─── Dataset content

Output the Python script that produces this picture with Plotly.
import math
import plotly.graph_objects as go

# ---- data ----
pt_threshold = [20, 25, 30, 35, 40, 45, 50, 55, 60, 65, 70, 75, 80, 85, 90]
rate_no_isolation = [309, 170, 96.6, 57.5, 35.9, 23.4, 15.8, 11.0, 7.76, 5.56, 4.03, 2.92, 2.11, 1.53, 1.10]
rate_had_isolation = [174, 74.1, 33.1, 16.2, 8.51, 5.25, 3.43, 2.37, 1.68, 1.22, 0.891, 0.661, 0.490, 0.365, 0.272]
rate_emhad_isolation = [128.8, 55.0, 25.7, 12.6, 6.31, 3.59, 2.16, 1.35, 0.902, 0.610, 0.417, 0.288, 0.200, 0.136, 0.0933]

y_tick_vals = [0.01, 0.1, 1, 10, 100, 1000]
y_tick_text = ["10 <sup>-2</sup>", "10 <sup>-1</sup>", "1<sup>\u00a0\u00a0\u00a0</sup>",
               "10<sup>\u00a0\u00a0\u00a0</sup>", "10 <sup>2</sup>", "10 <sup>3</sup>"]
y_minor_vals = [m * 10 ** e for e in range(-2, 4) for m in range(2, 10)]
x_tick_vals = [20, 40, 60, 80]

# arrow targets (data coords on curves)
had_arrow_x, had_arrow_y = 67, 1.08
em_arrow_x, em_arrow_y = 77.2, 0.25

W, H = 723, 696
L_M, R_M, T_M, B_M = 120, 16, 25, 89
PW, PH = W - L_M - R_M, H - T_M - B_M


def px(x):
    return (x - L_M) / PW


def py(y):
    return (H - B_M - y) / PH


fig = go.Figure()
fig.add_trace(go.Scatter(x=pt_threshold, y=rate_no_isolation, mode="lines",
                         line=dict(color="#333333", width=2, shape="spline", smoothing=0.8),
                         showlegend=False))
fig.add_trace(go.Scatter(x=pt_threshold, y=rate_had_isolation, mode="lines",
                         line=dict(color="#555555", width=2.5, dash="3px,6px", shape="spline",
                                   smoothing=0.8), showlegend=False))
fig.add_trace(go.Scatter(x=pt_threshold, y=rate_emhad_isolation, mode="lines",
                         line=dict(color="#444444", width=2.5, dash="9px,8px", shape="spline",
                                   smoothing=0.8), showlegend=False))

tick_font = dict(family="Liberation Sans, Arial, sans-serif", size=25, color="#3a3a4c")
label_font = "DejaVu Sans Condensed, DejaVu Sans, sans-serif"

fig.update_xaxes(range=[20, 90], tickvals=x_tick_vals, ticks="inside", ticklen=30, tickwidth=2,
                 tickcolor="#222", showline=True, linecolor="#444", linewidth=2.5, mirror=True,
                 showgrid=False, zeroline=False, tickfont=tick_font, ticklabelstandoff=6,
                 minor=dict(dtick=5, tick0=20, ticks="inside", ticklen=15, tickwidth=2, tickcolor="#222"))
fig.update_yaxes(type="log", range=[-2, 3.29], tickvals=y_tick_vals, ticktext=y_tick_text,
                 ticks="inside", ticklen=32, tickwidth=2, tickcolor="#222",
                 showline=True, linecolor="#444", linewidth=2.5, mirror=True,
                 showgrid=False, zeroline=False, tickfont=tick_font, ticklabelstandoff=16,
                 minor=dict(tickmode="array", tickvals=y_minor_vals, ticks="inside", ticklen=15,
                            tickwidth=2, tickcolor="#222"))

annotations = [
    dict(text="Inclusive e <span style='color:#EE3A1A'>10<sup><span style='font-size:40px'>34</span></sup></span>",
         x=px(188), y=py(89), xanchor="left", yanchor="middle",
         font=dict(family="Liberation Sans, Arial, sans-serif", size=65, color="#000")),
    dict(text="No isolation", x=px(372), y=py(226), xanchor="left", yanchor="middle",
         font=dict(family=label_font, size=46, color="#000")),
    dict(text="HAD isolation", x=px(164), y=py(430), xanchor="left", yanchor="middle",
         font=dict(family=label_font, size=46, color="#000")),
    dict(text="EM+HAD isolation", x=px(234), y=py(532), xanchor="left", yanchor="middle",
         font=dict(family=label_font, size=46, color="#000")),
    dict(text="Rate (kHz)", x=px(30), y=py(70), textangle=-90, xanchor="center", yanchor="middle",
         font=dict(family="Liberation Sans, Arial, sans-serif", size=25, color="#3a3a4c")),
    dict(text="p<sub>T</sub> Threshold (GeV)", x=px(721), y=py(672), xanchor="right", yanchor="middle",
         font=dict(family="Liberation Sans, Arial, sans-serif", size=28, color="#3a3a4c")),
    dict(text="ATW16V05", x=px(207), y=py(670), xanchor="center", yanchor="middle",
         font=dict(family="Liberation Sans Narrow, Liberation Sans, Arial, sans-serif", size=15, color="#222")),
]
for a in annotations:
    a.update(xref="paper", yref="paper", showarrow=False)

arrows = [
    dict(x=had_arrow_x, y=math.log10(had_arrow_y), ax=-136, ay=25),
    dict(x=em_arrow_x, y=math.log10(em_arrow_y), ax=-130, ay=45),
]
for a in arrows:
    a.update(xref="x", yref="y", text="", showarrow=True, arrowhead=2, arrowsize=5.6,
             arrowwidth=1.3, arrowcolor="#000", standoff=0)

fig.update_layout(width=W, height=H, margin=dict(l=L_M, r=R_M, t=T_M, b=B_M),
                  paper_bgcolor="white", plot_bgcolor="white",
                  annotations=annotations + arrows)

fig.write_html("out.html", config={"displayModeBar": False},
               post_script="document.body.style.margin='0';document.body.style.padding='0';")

──────

▸ **Problem requirements**: Can you write out the lines above, from the first one through the one containing "0.200, 0.136, 0.0933]", exactly as they appear and nothing more?

▸ **Answer to the problem**:
Output the Python script that produces this picture with Plotly.
import math
import plotly.graph_objects as go

# ---- data ----
pt_threshold = [20, 25, 30, 35, 40, 45, 50, 55, 60, 65, 70, 75, 80, 85, 90]
rate_no_isolation = [309, 170, 96.6, 57.5, 35.9, 23.4, 15.8, 11.0, 7.76, 5.56, 4.03, 2.92, 2.11, 1.53, 1.10]
rate_had_isolation = [174, 74.1, 33.1, 16.2, 8.51, 5.25, 3.43, 2.37, 1.68, 1.22, 0.891, 0.661, 0.490, 0.365, 0.272]
rate_emhad_isolation = [128.8, 55.0, 25.7, 12.6, 6.31, 3.59, 2.16, 1.35, 0.902, 0.610, 0.417, 0.288, 0.200, 0.136, 0.0933]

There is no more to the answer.